> Given exercise
Write out each line exactly as given. Leave the pictures out of your copy.
** start Extracted material **
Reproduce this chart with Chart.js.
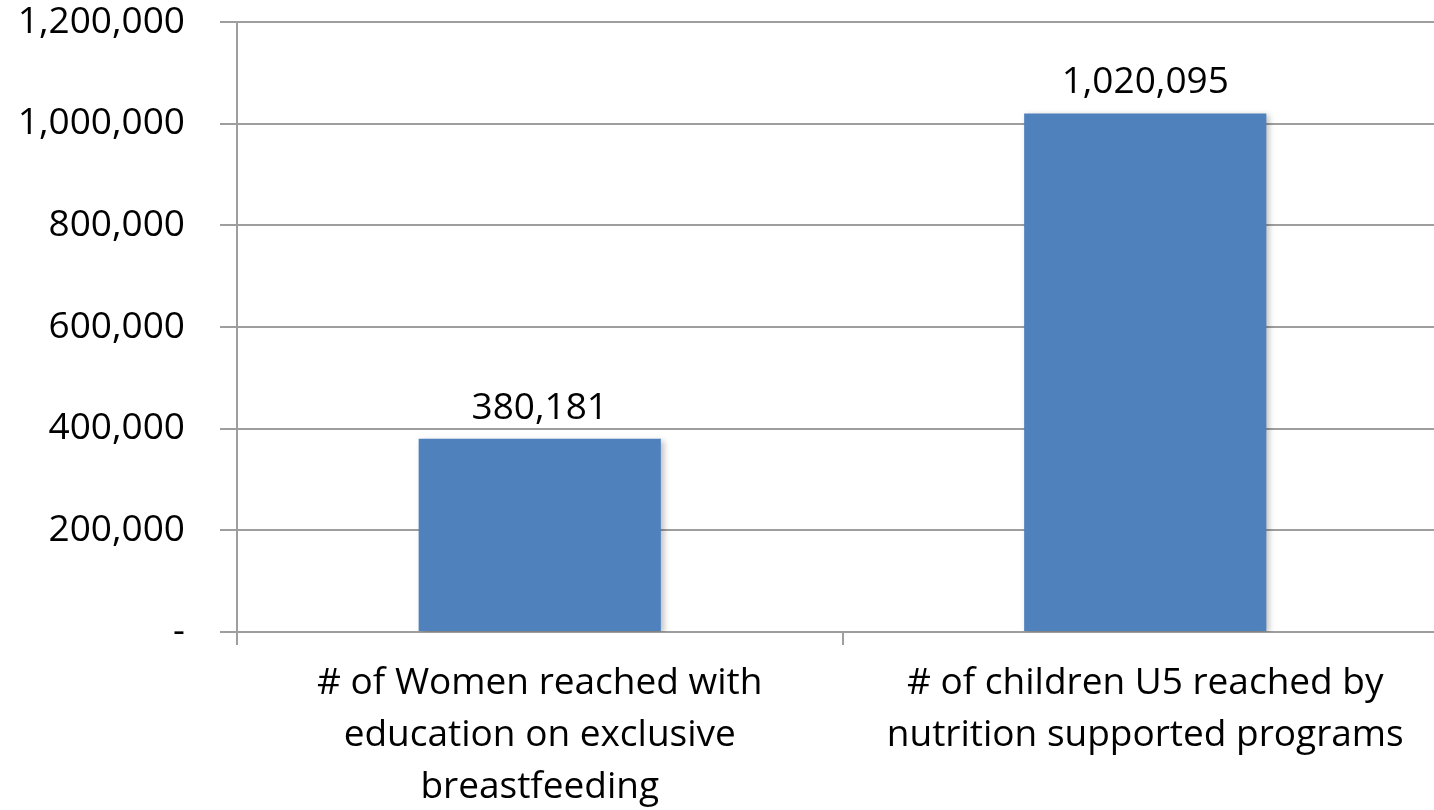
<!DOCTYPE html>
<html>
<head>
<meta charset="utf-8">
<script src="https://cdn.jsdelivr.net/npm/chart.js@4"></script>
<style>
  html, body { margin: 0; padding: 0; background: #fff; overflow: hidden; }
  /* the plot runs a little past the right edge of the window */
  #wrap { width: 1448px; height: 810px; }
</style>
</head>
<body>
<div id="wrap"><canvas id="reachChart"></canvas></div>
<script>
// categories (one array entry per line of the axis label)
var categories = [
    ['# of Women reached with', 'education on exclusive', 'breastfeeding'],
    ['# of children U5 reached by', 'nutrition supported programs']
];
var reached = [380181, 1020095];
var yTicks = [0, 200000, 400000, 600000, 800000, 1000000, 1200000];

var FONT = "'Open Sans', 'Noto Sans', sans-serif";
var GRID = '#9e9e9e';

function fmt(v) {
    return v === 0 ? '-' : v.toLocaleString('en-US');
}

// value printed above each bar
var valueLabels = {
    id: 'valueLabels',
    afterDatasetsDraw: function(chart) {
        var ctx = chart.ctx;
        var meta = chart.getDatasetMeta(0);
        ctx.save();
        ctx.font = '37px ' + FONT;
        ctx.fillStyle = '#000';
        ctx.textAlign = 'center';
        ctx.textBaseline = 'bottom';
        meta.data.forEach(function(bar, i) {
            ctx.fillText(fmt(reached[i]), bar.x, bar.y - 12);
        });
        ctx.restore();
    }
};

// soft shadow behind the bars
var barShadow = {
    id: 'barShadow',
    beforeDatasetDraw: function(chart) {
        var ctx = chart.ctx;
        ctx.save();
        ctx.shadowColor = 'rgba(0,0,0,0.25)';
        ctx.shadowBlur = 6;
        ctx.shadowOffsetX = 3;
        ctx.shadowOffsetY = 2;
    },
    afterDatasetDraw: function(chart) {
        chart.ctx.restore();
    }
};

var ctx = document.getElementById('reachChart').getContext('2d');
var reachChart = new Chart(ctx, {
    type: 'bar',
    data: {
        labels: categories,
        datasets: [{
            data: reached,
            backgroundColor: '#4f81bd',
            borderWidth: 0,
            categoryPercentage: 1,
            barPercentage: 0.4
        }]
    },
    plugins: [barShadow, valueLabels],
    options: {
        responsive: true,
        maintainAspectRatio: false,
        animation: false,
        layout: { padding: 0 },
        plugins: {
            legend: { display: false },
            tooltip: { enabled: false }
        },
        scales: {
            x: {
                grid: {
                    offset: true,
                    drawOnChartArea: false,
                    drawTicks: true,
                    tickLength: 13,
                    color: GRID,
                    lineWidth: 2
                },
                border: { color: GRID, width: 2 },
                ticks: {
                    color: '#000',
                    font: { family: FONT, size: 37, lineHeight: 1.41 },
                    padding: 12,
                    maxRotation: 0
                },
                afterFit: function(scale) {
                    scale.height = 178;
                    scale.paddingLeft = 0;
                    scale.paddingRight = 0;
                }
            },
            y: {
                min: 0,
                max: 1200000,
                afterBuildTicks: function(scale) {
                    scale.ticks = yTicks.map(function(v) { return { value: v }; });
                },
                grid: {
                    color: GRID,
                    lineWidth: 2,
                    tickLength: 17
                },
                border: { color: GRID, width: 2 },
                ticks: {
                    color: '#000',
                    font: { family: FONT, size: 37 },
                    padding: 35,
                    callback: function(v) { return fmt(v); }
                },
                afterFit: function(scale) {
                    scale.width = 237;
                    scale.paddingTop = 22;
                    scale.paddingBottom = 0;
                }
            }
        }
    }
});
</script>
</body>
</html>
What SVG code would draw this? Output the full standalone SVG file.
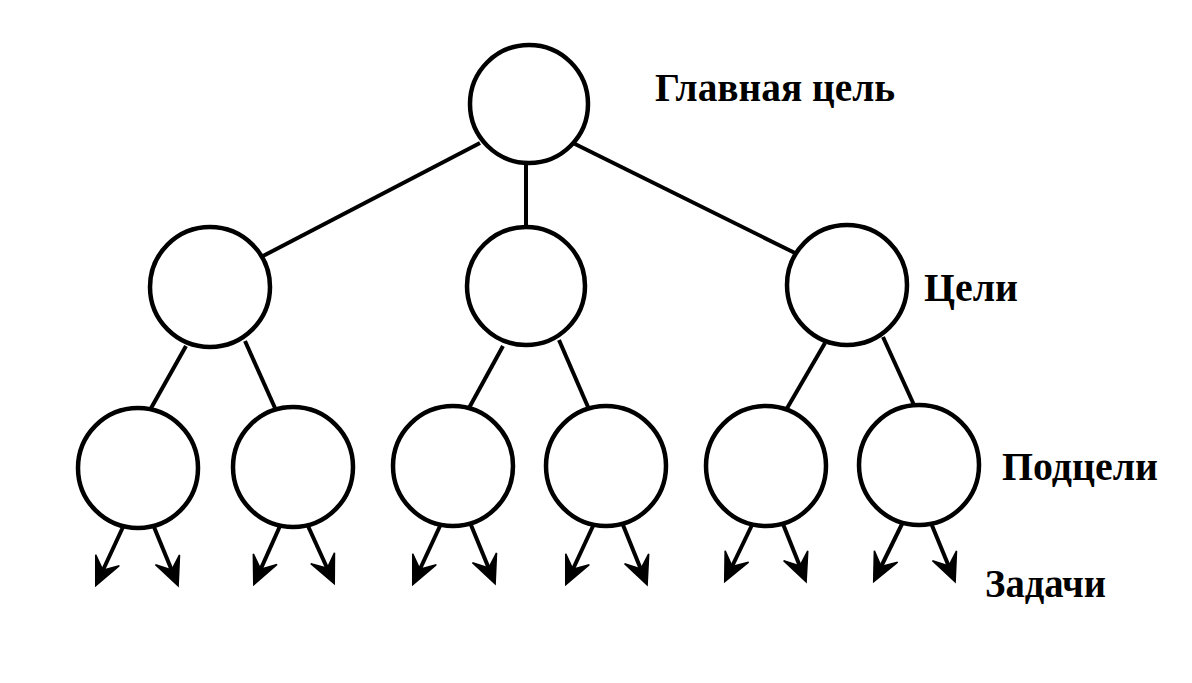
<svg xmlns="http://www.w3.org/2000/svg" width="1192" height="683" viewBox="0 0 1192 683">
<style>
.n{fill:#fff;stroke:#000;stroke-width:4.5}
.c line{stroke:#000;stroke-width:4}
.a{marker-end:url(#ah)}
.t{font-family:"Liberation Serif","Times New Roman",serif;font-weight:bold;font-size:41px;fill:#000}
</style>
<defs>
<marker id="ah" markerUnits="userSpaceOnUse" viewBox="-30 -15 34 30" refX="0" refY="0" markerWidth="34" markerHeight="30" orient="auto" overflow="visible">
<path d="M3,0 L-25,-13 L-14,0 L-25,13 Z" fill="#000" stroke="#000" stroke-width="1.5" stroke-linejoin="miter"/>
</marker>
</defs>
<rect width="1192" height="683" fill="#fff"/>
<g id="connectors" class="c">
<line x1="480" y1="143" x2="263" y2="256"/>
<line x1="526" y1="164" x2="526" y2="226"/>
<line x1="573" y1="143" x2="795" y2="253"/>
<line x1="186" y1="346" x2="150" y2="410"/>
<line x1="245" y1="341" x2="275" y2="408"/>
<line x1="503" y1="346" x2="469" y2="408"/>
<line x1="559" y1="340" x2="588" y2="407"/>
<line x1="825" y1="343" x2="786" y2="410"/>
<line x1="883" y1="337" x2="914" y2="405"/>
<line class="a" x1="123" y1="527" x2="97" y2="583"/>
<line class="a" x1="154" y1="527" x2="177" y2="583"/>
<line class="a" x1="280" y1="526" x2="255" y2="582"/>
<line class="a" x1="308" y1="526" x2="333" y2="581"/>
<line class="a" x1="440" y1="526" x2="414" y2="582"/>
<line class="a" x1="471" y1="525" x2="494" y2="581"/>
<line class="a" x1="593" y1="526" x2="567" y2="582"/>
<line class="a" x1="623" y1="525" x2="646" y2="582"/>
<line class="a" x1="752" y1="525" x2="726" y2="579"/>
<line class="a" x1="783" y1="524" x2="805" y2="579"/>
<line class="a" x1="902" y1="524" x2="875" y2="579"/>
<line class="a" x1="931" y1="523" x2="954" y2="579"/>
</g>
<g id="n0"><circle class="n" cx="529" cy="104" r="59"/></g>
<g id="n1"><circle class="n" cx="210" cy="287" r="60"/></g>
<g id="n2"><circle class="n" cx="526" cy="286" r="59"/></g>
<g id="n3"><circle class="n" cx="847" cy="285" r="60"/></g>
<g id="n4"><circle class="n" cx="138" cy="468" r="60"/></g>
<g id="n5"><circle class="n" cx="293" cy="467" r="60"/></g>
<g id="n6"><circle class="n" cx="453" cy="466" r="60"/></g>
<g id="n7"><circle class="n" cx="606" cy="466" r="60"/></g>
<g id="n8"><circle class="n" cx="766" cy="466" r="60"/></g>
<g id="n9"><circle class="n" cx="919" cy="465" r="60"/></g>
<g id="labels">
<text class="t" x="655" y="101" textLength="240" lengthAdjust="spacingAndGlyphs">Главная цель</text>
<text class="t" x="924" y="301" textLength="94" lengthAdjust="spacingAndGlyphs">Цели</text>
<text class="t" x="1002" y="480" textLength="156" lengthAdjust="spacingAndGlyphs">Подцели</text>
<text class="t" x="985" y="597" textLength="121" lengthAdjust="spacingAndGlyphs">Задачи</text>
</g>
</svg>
** end Extracted material **
> Response to this exercise
Reproduce this chart with Chart.js.
<!DOCTYPE html>
<html>
<head>
<meta charset="utf-8">
<script src="https://cdn.jsdelivr.net/npm/chart.js@4"></script>
<style>
  html, body { margin: 0; padding: 0; background: #fff; overflow: hidden; }
  /* the plot runs a little past the right edge of the window */
  #wrap { width: 1448px; height: 810px; }
</style>
</head>
<body>
<div id="wrap"><canvas id="reachChart"></canvas></div>
<script>
// categories (one array entry per line of the axis label)
var categories = [
    ['# of Women reached with', 'education on exclusive', 'breastfeeding'],
    ['# of children U5 reached by', 'nutrition supported programs']
];
var reached = [380181, 1020095];
var yTicks = [0, 200000, 400000, 600000, 800000, 1000000, 1200000];

var FONT = "'Open Sans', 'Noto Sans', sans-serif";
var GRID = '#9e9e9e';

function fmt(v) {
    return v === 0 ? '-' : v.toLocaleString('en-US');
}

// value printed above each bar
var valueLabels = {
    id: 'valueLabels',
    afterDatasetsDraw: function(chart) {
        var ctx = chart.ctx;
        var meta = chart.getDatasetMeta(0);
        ctx.save();
        ctx.font = '37px ' + FONT;
        ctx.fillStyle = '#000';
        ctx.textAlign = 'center';
        ctx.textBaseline = 'bottom';
        meta.data.forEach(function(bar, i) {
            ctx.fillText(fmt(reached[i]), bar.x, bar.y - 12);
        });
        ctx.restore();
    }
};

// soft shadow behind the bars
var barShadow = {
    id: 'barShadow',
    beforeDatasetDraw: function(chart) {
        var ctx = chart.ctx;
        ctx.save();
        ctx.shadowColor = 'rgba(0,0,0,0.25)';
        ctx.shadowBlur = 6;
        ctx.shadowOffsetX = 3;
        ctx.shadowOffsetY = 2;
    },
    afterDatasetDraw: function(chart) {
        chart.ctx.restore();
    }
};

var ctx = document.getElementById('reachChart').getContext('2d');
var reachChart = new Chart(ctx, {
    type: 'bar',
    data: {
        labels: categories,
        datasets: [{
            data: reached,
            backgroundColor: '#4f81bd',
            borderWidth: 0,
            categoryPercentage: 1,
            barPercentage: 0.4
        }]
    },
    plugins: [barShadow, valueLabels],
    options: {
        responsive: true,
        maintainAspectRatio: false,
        animation: false,
        layout: { padding: 0 },
        plugins: {
            legend: { display: false },
            tooltip: { enabled: false }
        },
        scales: {
            x: {
                grid: {
                    offset: true,
                    drawOnChartArea: false,
                    drawTicks: true,
                    tickLength: 13,
                    color: GRID,
                    lineWidth: 2
                },
                border: { color: GRID, width: 2 },
                ticks: {
                    color: '#000',
                    font: { family: FONT, size: 37, lineHeight: 1.41 },
                    padding: 12,
                    maxRotation: 0
                },
                afterFit: function(scale) {
                    scale.height = 178;
                    scale.paddingLeft = 0;
                    scale.paddingRight = 0;
                }
            },
            y: {
                min: 0,
                max: 1200000,
                afterBuildTicks: function(scale) {
                    scale.ticks = yTicks.map(function(v) { return { value: v }; });
                },
                grid: {
                    color: GRID,
                    lineWidth: 2,
                    tickLength: 17
                },
                border: { color: GRID, width: 2 },
                ticks: {
                    color: '#000',
                    font: { family: FONT, size: 37 },
                    padding: 35,
                    callback: function(v) { return fmt(v); }
                },
                afterFit: function(scale) {
                    scale.width = 237;
                    scale.paddingTop = 22;
                    scale.paddingBottom = 0;
                }
            }
        }
    }
});
</script>
</body>
</html>
What SVG code would draw this? Output the full standalone SVG file.
<svg xmlns="http://www.w3.org/2000/svg" width="1192" height="683" viewBox="0 0 1192 683">
<style>
.n{fill:#fff;stroke:#000;stroke-width:4.5}
.c line{stroke:#000;stroke-width:4}
.a{marker-end:url(#ah)}
.t{font-family:"Liberation Serif","Times New Roman",serif;font-weight:bold;font-size:41px;fill:#000}
</style>
<defs>
<marker id="ah" markerUnits="userSpaceOnUse" viewBox="-30 -15 34 30" refX="0" refY="0" markerWidth="34" markerHeight="30" orient="auto" overflow="visible">
<path d="M3,0 L-25,-13 L-14,0 L-25,13 Z" fill="#000" stroke="#000" stroke-width="1.5" stroke-linejoin="miter"/>
</marker>
</defs>
<rect width="1192" height="683" fill="#fff"/>
<g id="connectors" class="c">
<line x1="480" y1="143" x2="263" y2="256"/>
<line x1="526" y1="164" x2="526" y2="226"/>
<line x1="573" y1="143" x2="795" y2="253"/>
<line x1="186" y1="346" x2="150" y2="410"/>
<line x1="245" y1="341" x2="275" y2="408"/>
<line x1="503" y1="346" x2="469" y2="408"/>
<line x1="559" y1="340" x2="588" y2="407"/>
<line x1="825" y1="343" x2="786" y2="410"/>
<line x1="883" y1="337" x2="914" y2="405"/>
<line class="a" x1="123" y1="527" x2="97" y2="583"/>
<line class="a" x1="154" y1="527" x2="177" y2="583"/>
<line class="a" x1="280" y1="526" x2="255" y2="582"/>
<line class="a" x1="308" y1="526" x2="333" y2="581"/>
<line class="a" x1="440" y1="526" x2="414" y2="582"/>
<line class="a" x1="471" y1="525" x2="494" y2="581"/>
<line class="a" x1="593" y1="526" x2="567" y2="582"/>
<line class="a" x1="623" y1="525" x2="646" y2="582"/>
<line class="a" x1="752" y1="525" x2="726" y2="579"/>
<line class="a" x1="783" y1="524" x2="805" y2="579"/>
<line class="a" x1="902" y1="524" x2="875" y2="579"/>
<line class="a" x1="931" y1="523" x2="954" y2="579"/>
</g>
<g id="n0"><circle class="n" cx="529" cy="104" r="59"/></g>
<g id="n1"><circle class="n" cx="210" cy="287" r="60"/></g>
<g id="n2"><circle class="n" cx="526" cy="286" r="59"/></g>
<g id="n3"><circle class="n" cx="847" cy="285" r="60"/></g>
<g id="n4"><circle class="n" cx="138" cy="468" r="60"/></g>
<g id="n5"><circle class="n" cx="293" cy="467" r="60"/></g>
<g id="n6"><circle class="n" cx="453" cy="466" r="60"/></g>
<g id="n7"><circle class="n" cx="606" cy="466" r="60"/></g>
<g id="n8"><circle class="n" cx="766" cy="466" r="60"/></g>
<g id="n9"><circle class="n" cx="919" cy="465" r="60"/></g>
<g id="labels">
<text class="t" x="655" y="101" textLength="240" lengthAdjust="spacingAndGlyphs">Главная цель</text>
<text class="t" x="924" y="301" textLength="94" lengthAdjust="spacingAndGlyphs">Цели</text>
<text class="t" x="1002" y="480" textLength="156" lengthAdjust="spacingAndGlyphs">Подцели</text>
<text class="t" x="985" y="597" textLength="121" lengthAdjust="spacingAndGlyphs">Задачи</text>
</g>
</svg>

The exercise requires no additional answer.